たとえば、要件定義の会議で誰も口にしなかったリスクを指摘するかどうか。夜中に落ちたサーバーを復旧させるときに、応急処置で済ませるか、翌日の運用まで見据えて手を入れるか。そうした選択の連続が、僕のエンジニアとしての設計図を形作ってきました。履歴書に書けない設計図こそが、自分の本当の強みだと考えています。
独立してから、その設計図を見直す機会が増えました。スタートアップの現場ではスピードが何より優先されます。完璧な資料よりも、その日のうちに動くプロトタイプが求められる。そんな環境で、昔身につけた堅牢なシステム設計の習慣は、一見すると重荷に思えました。けれど必要な部分を切り出して活かすことで、スピードと安定性の両立ができるようになったのです。古い道具を現代風にアレンジするような感覚でした。

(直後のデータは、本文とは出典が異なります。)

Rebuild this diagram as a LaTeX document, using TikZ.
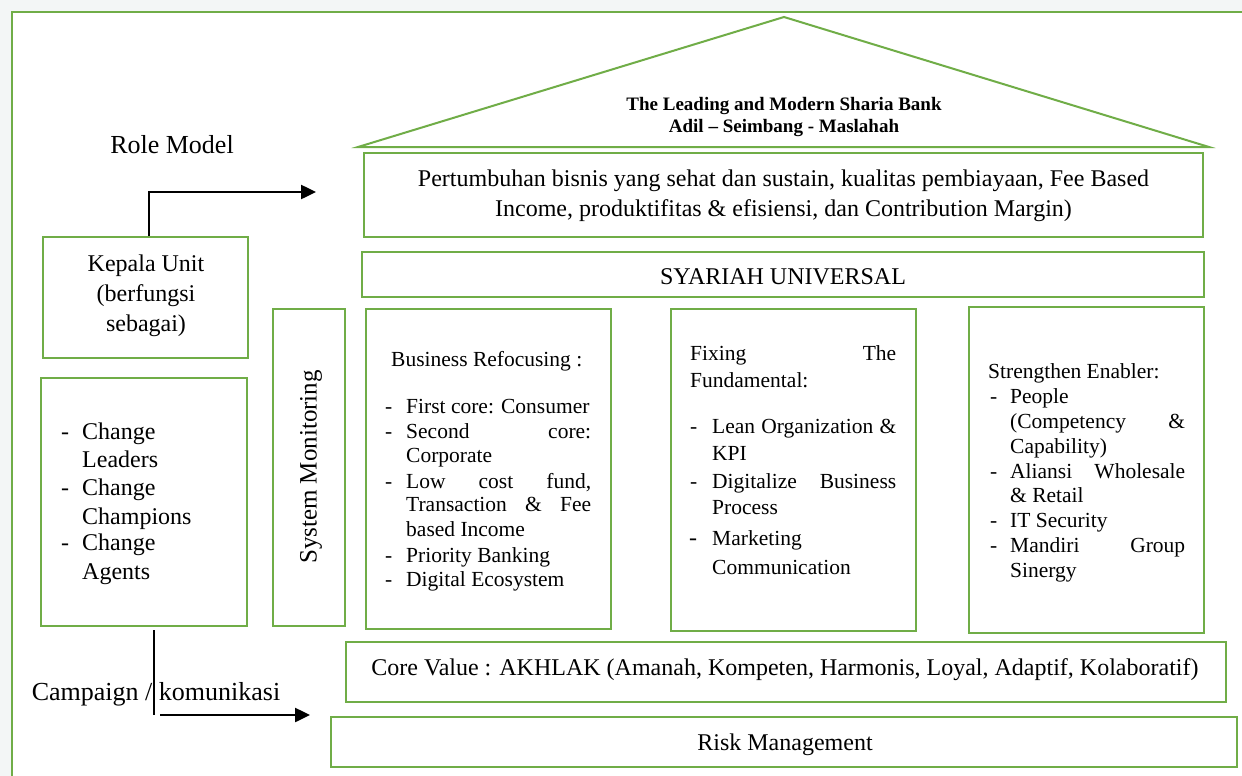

最近はAIを使った自動化や効率化に携わることも増えました。新しい技術を前にすると、履歴書に載せてきた過去のスキルが色褪せて見える瞬間もあります。けれど、そこにこそ自分の設計図を重ね合わせる意味がある。どれだけ時代が変わっても、選択の軸や考え方は生き続ける。AIが出した答えをどのように扱うか、その判断は過去の経験があってこそ導けるものだと思います。
これから先、僕がどんな案件に関わるかはまだわかりません。ただ一つ確かなのは、履歴書に書けない設計図を磨き続けることが、自分のキャリアを唯一無二のものにしてくれるということです。